Dalam sambutannya, Menteri Wihaji menyampaikan apresiasi setinggi-tingginya kepada seluruh pihak yang telah bergandengan tangan mewujudkan program Lansia Berdaya (SIDAYA).
Advertisement
“Peningkatan jumlah lansia dapat memberikan keuntungan jika dikaitkan dengan adanya bonus demografi,” ujar Menteri Wihaji optimistis.
Ia menekankan bahwa ageing population bukanlah beban, tetapi potensi. Indonesia kini memasuki struktur penduduk tua, dengan lansia mencapai 12% dari total populasi pada 2024—naik dari 10,82% di tahun 2021. Bahkan, Provinsi D.I. Yogyakarta telah mencatatkan 16,28% penduduknya sebagai lansia, sementara Sumatera Selatan berada di posisi ke-18 dengan 10,23%.
“Ageing population Indonesia dideskripsikan sebagai keadaan ketika proporsi penduduk usia tua semakin banyak, namun masih produktif dan memberikan sumbangan bagi perekonomian negara,” jelasnya.

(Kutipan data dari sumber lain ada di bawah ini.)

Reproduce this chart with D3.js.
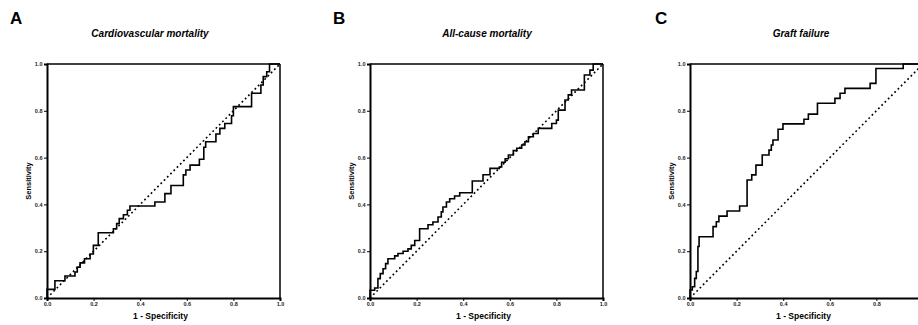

Di sisi lain, realita kehidupan para lansia pun masih diwarnai tantangan. Menurut proyeksi 2045, jumlah lansia akan mendominasi komposisi penduduk, menyebabkan rasio ketergantungan lansia semakin tinggi. Tahun ini saja, setiap satu lansia didukung oleh enam penduduk usia produktif.
Kehidupan Lansia Masih Diwarnai Tantangan
Namun di samping itu, tak hanya sebagai individu, lansia juga sering masih memegang peran vital di dalam keluarga. Data BPS 2024 menyebutkan 53,91% lansia di Indonesia menjadi Kepala Rumah Tangga (KRT), dan di Sumatera Selatan angkanya mencapai 51,36%. Peran ini, menurut Menteri Wihaji, tak hanya berdampak ekonomi, namun juga psikologis.

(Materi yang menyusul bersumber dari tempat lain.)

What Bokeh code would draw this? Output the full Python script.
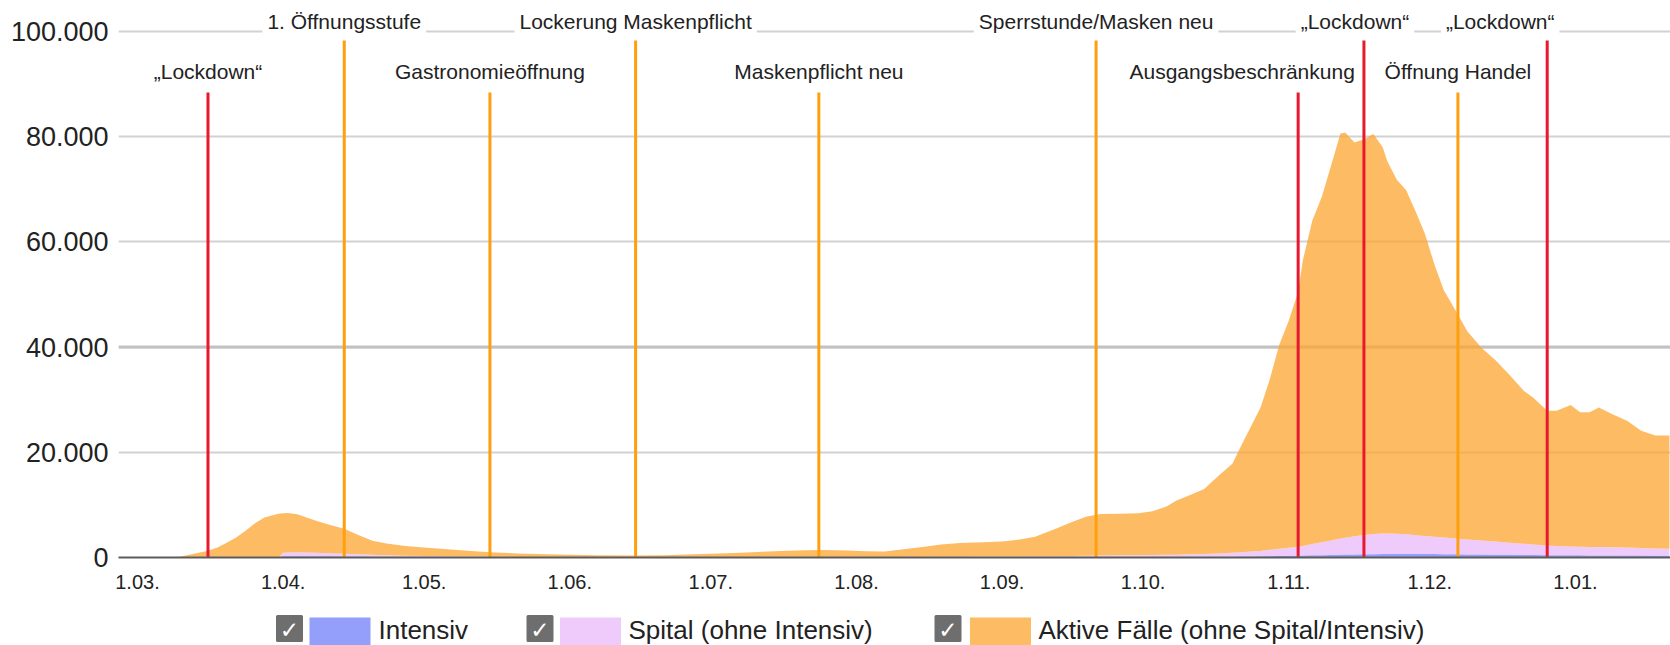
import datetime as dt
from bokeh.plotting import figure
from bokeh.models import Range1d, Label, FixedTicker, ColumnDataSource, Span
from bokeh.layouts import column
from bokeh.embed import file_html
from bokeh.resources import INLINE
from bokeh.core.properties import value

# ---------------- data ----------------
dates = [
    "2020-03-01", "2020-03-07", "2020-03-10", "2020-03-13", "2020-03-16", "2020-03-18",
    "2020-03-20", "2020-03-22", "2020-03-24", "2020-03-26", "2020-03-28", "2020-03-30",
    "2020-03-31", "2020-04-01", "2020-04-02", "2020-04-04", "2020-04-06", "2020-04-08",
    "2020-04-11", "2020-04-14", "2020-04-17", "2020-04-20", "2020-04-23", "2020-04-27",
    "2020-05-01", "2020-05-06", "2020-05-11", "2020-05-16", "2020-05-21", "2020-05-27",
    "2020-06-01", "2020-06-07", "2020-06-15", "2020-06-21", "2020-06-26", "2020-07-01",
    "2020-07-06", "2020-07-11", "2020-07-16", "2020-07-21", "2020-07-25", "2020-07-30",
    "2020-08-03", "2020-08-07", "2020-08-11", "2020-08-15", "2020-08-19", "2020-08-23",
    "2020-08-28", "2020-09-01", "2020-09-05", "2020-09-08", "2020-09-12", "2020-09-16",
    "2020-09-19", "2020-09-22", "2020-09-26", "2020-09-30", "2020-10-03", "2020-10-06",
    "2020-10-08", "2020-10-11", "2020-10-14", "2020-10-17", "2020-10-20", "2020-10-22",
    "2020-10-24", "2020-10-26", "2020-10-28", "2020-10-30", "2020-11-01", "2020-11-03",
    "2020-11-04", "2020-11-06", "2020-11-08", "2020-11-10", "2020-11-12", "2020-11-13",
    "2020-11-15", "2020-11-17", "2020-11-19", "2020-11-21", "2020-11-22", "2020-11-24",
    "2020-11-26", "2020-11-28", "2020-11-30", "2020-12-02", "2020-12-04", "2020-12-07",
    "2020-12-09", "2020-12-12", "2020-12-15", "2020-12-18", "2020-12-21", "2020-12-23",
    "2020-12-26", "2020-12-28", "2020-12-31", "2021-01-02", "2021-01-04", "2021-01-06",
    "2021-01-09", "2021-01-12", "2021-01-15", "2021-01-18", "2021-01-21",
]
# all active cases (top of the stack)
aktive_gesamt = [
    0, 0, 150, 700, 1300, 1900,
    2800, 3800, 5100, 6500, 7600, 8100,
    8300, 8400, 8450, 8200, 7600, 7000,
    6200, 5450, 4300, 3200, 2650, 2200,
    1900, 1550, 1250, 950, 780, 620,
    530, 430, 390, 420, 550, 700,
    850, 1050, 1250, 1380, 1420, 1350,
    1180, 1120, 1550, 2000, 2450, 2750,
    2900, 3050, 3450, 3950, 5300, 6800,
    7800, 8250, 8300, 8400, 8800, 9700,
    10800, 11900, 13000, 15500, 17800, 21500,
    25000, 28500, 34000, 40500, 45000, 50500,
    56500, 64000, 68500, 74500, 80600, 80800,
    78900, 79500, 80500, 78000, 75300, 71800,
    69800, 65800, 61500, 55700, 50800, 46200,
    43000, 39900, 37500, 34700, 31700, 30400,
    27900, 27900, 29000, 27600, 27600, 28500,
    27200, 26000, 24100, 23200, 23200,
]
# hospital incl. intensive care
spital_gesamt = [
    0, 0, 0, 0, 0, 0,
    0, 0, 0, 0, 0, 0,
    0, 900, 950, 1000, 950, 880,
    800, 720, 620, 520, 430, 350,
    290, 230, 180, 140, 110, 90,
    75, 65, 60, 60, 65, 70,
    80, 90, 95, 100, 105, 105,
    100, 100, 110, 120, 135, 150,
    170, 190, 210, 230, 260, 300,
    340, 380, 410, 440, 470, 500,
    540, 600, 680, 780, 900, 1000,
    1120, 1250, 1450, 1650, 1850, 2050,
    2200, 2550, 2900, 3250, 3600, 3750,
    4050, 4300, 4450, 4550, 4550, 4500,
    4400, 4250, 4100, 3950, 3800, 3550,
    3420, 3250, 3050, 2800, 2600, 2450,
    2300, 2200, 2100, 2050, 2000, 2000,
    1960, 1900, 1800, 1720, 1650,
]
intensiv = [
    0, 0, 0, 0, 0, 0,
    0, 0, 0, 0, 0, 0,
    0, 230, 250, 260, 260, 250,
    230, 200, 180, 150, 130, 110,
    90, 70, 55, 40, 30, 22,
    18, 12, 8, 8, 8, 10,
    10, 12, 14, 15, 16, 16,
    15, 15, 18, 20, 22, 25,
    30, 35, 40, 45, 50, 60,
    65, 70, 75, 80, 85, 90,
    95, 105, 120, 140, 160, 180,
    200, 230, 260, 290, 320, 350,
    370, 410, 450, 490, 530, 550,
    580, 610, 640, 670, 680, 700,
    700, 690, 680, 660, 640, 610,
    590, 570, 540, 510, 490, 470,
    450, 440, 420, 410, 400, 390,
    380, 370, 360, 350, 340,
]

series_names = ["Intensiv", "Spital (ohne Intensiv)", "Aktive Fälle (ohne Spital/Intensiv)"]
series_colors = ["#6f7ff8", "#eabafb", "#fca630"]

event_dates = ["2020-03-16", "2020-04-14", "2020-05-15", "2020-06-15", "2020-07-24",
               "2020-09-21", "2020-11-03", "2020-11-17", "2020-12-07", "2020-12-26"]
event_labels = ["„Lockdown“", "1. Öffnungsstufe", "Gastronomieöffnung", "Lockerung Maskenpflicht",
                "Maskenpflicht neu", "Sperrstunde/Masken neu", "Ausgangsbeschränkung", "„Lockdown“",
                "Öffnung Handel", "„Lockdown“"]
event_strict = [True, False, False, False, False, False, True, True, False, True]

y_ticks = [0, 20000, 40000, 60000, 80000, 100000]
y_tick_labels = ["0", "20.000", "40.000", "60.000", "80.000", "100.000"]
x_tick_dates = ["2020-03-01", "2020-04-01", "2020-05-01", "2020-06-01", "2020-07-01", "2020-08-01",
                "2020-09-01", "2020-10-01", "2020-11-01", "2020-12-01", "2021-01-01"]
x_tick_labels = ["1.03.", "1.04.", "1.05.", "1.06.", "1.07.", "1.08.", "1.09.", "1.10.", "1.11.", "1.12.", "1.01."]

# ---------------- layout / style ----------------
EPOCH = dt.datetime(1970, 1, 1)
DAY = 86400000.0


def ms(s):
    return (dt.datetime.strptime(s, "%Y-%m-%d") - EPOCH).total_seconds() * 1000.0


PAGE_W = 1670
FRAME_LEFT = 118     # page x of the plot frame's left edge
FRAME_TOP = 8        # page y of the plot frame's top edge
AXIS_Y = 557         # page y of the zero line
BOTTOM_BORDER = 48
MAIN_H = AXIS_Y + BOTTOM_BORDER
LEG_H = 645 - MAIN_H
PX_PER_DAY = 4.699
PX_PER_UNIT = 526 / 100000.0  # pixels per case

x_start = ms(x_tick_dates[0]) - 19 / PX_PER_DAY * DAY
x_end = x_start + (PAGE_W - FRAME_LEFT) / PX_PER_DAY * DAY
y_top = (AXIS_Y - FRAME_TOP) / PX_PER_UNIT


def yval(page_y):
    return (AXIS_Y - page_y) / PX_PER_UNIT


TEXT_FONT = "Liberation Sans"
TEXT_COLOR = "#222222"
RED = "#e8182f"
ORANGE = "#ff9f0d"

# ---------------- main chart ----------------
x_ms = [ms(d) for d in dates]
spital = [s - i for s, i in zip(spital_gesamt, intensiv)]
aktive = [a - s for a, s in zip(aktive_gesamt, spital_gesamt)]
src = ColumnDataSource(dict(x=x_ms, intensiv=intensiv, spital=spital, aktive=aktive))

p = figure(width=PAGE_W, height=MAIN_H, x_axis_type="datetime",
           x_range=Range1d(x_start, x_end), y_range=Range1d(0, y_top),
           output_backend="svg", toolbar_location=None,
           min_border_left=FRAME_LEFT, min_border_right=0, min_border_top=FRAME_TOP,
           min_border_bottom=BOTTOM_BORDER, outline_line_color=None)

# grid
p.xgrid.visible = False
p.ygrid.ticker = FixedTicker(ticks=y_ticks)
p.ygrid.grid_line_color = "#d2d2d2"
p.ygrid.grid_line_width = 2
p.ygrid.level = "underlay"
# the 40.000 gridline is drawn a bit stronger in the original
p.add_layout(Span(location=y_ticks[2], dimension="width", line_color="#c2c2c2",
                  line_width=3, level="underlay"))

p.varea_stack(stackers=["intensiv", "spital", "aktive"], x="x", color=series_colors,
              fill_alpha=0.75, source=src)

# y axis
p.yaxis.ticker = FixedTicker(ticks=y_ticks)
p.yaxis.major_label_overrides = dict(zip(y_ticks, y_tick_labels))
p.yaxis.axis_line_color = None
p.yaxis.major_tick_line_color = None
p.yaxis.minor_tick_line_color = None
p.yaxis.major_tick_out = 0
p.yaxis.major_label_standoff = 10
p.yaxis.major_label_text_font = TEXT_FONT
p.yaxis.major_label_text_font_size = "27px"
p.yaxis.major_label_text_color = TEXT_COLOR

# x axis
x_ticks = [ms(d) for d in x_tick_dates]
p.xaxis.ticker = FixedTicker(ticks=x_ticks)
p.xaxis.major_label_overrides = dict(zip(x_ticks, x_tick_labels))
p.xaxis.axis_line_color = "#5c5c5c"
p.xaxis.axis_line_width = 2
p.xaxis.major_tick_line_color = None
p.xaxis.minor_tick_line_color = None
p.xaxis.major_tick_out = 0
p.xaxis.major_label_standoff = 17
p.xaxis.major_label_text_font = TEXT_FONT
p.xaxis.major_label_text_font_size = "20px"
p.xaxis.major_label_text_color = TEXT_COLOR

# event lines + labels
label_y = {True: yval(21), False: yval(71)}   # upper row / lower row
line_top = {True: yval(40), False: yval(92)}
label_shift = [0, 0, 0, 0, 0, 0, -56, -9, 0, -47]
ev_x, ev_top, ev_col = [], [], []
for i, (d, txt, strict) in enumerate(zip(event_dates, event_labels, event_strict)):
    upper = (i % 2 == 1)
    ev_x.append(ms(d))
    ev_top.append(line_top[upper])
    ev_col.append(RED if strict else ORANGE)
    p.add_layout(Label(x=ms(d), y=label_y[upper], text=txt, text_align="center",
                       text_baseline="middle", x_offset=label_shift[i],
                       text_font=TEXT_FONT, text_font_size="21px", text_color=TEXT_COLOR,
                       background_fill_color="white", padding=5))
ev_src = ColumnDataSource(dict(x=ev_x, top=ev_top, zero=[0] * len(ev_x), color=ev_col))
p.segment(x0="x", x1="x", y0="zero", y1="top", line_color="color", line_width=3, source=ev_src)

# ---------------- legend row (x and y in page pixels) ----------------
leg = figure(width=PAGE_W, height=LEG_H, x_range=Range1d(FRAME_LEFT, PAGE_W),
             y_range=Range1d(645, MAIN_H), output_backend="svg", toolbar_location=None,
             min_border_left=FRAME_LEFT, min_border_right=0, min_border_top=0, min_border_bottom=0,
             x_axis_location=None, y_axis_location=None, outline_line_color=None)
leg.grid.visible = False

box_x = [289, 539.5, 947.5]
swatch_x = [339.5, 590, 1000]
text_x = [378, 628, 1038]
leg.rect(x=box_x, y=[628] * 3, width=24, height=24, fill_color="#6e6e6e", line_color="#6e6e6e",
         line_width=3, line_join="round")
leg.text(x=box_x, y=[629] * 3, text=["✓"] * 3, text_align="center", text_baseline="middle",
         text_color="white", text_font=value("DejaVu Sans"), text_font_style="bold",
         text_font_size="23px")
leg.rect(x=swatch_x, y=[631] * 3, width=61, height=28, fill_color=series_colors, fill_alpha=0.75,
         line_color=None)
leg.text(x=text_x, y=[629] * 3, text=series_names, text_align="left", text_baseline="middle",
         text_color=TEXT_COLOR, text_font=value(TEXT_FONT), text_font_size="26px")

layout = column(p, leg, spacing=0)
open("out.html", "w").write(file_html(layout, INLINE))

“Padahal seharusnya, lansia dapat menikmati hari tua tanpa beban yang berat,” imbuhnya.
Lebih dari itu, banyak lansia menghadapi tantangan kesepian. Di Sumatera Selatan, 3,79% lansia tinggal sendiri, 19,33% hanya bersama pasangan, dan sisanya tersebar dalam struktur keluarga yang beragam. Situasi ini rentan menimbulkan tekanan psikologis dan menurunnya kualitas kesehatan mental.
“Lansia juga tidak luput dari gangguan kesehatan mental. Penyebabnya biasanya karena para lansia seringkali merasakan kesendirian atau kekosongan,” tutur Wihaji dengan empati.
Advertisement
Cegah Lansia Depresi dan Kesepian
Ia menegaskan, untuk menghindari depresi dan kesepian, lansia butuh interaksi sosial yang sehat, teman bercerita, dan kegiatan yang menyenangkan. Di sinilah peran Sekolah Lansia menjadi sangat penting.
Sekolah Lansia bukan sekadar tempat belajar, tetapi wadah untuk merawat kebahagiaan dan harga diri para lansia. Mereka tidak hanya belajar tentang kesehatan, keterampilan, dan spiritualitas, tapi juga menemukan kembali semangat hidup di usia senja.
“Peran Kemendukbangga/BKKBN hadir dalam mewujudkan lansia yang berdaya—yaitu lansia sehat, aman, dan dapat berpartisipasi untuk keluarga maupun masyarakat,” tegas Menteri Wihaji.
Dengan hadirnya Sekolah Lansia di berbagai daerah, Indonesia tak hanya mempersiapkan masa tua yang sehat dan bermartabat, tetapi juga membangun ruang yang manusiawi bagi generasi yang telah berjasa membangun negeri ini.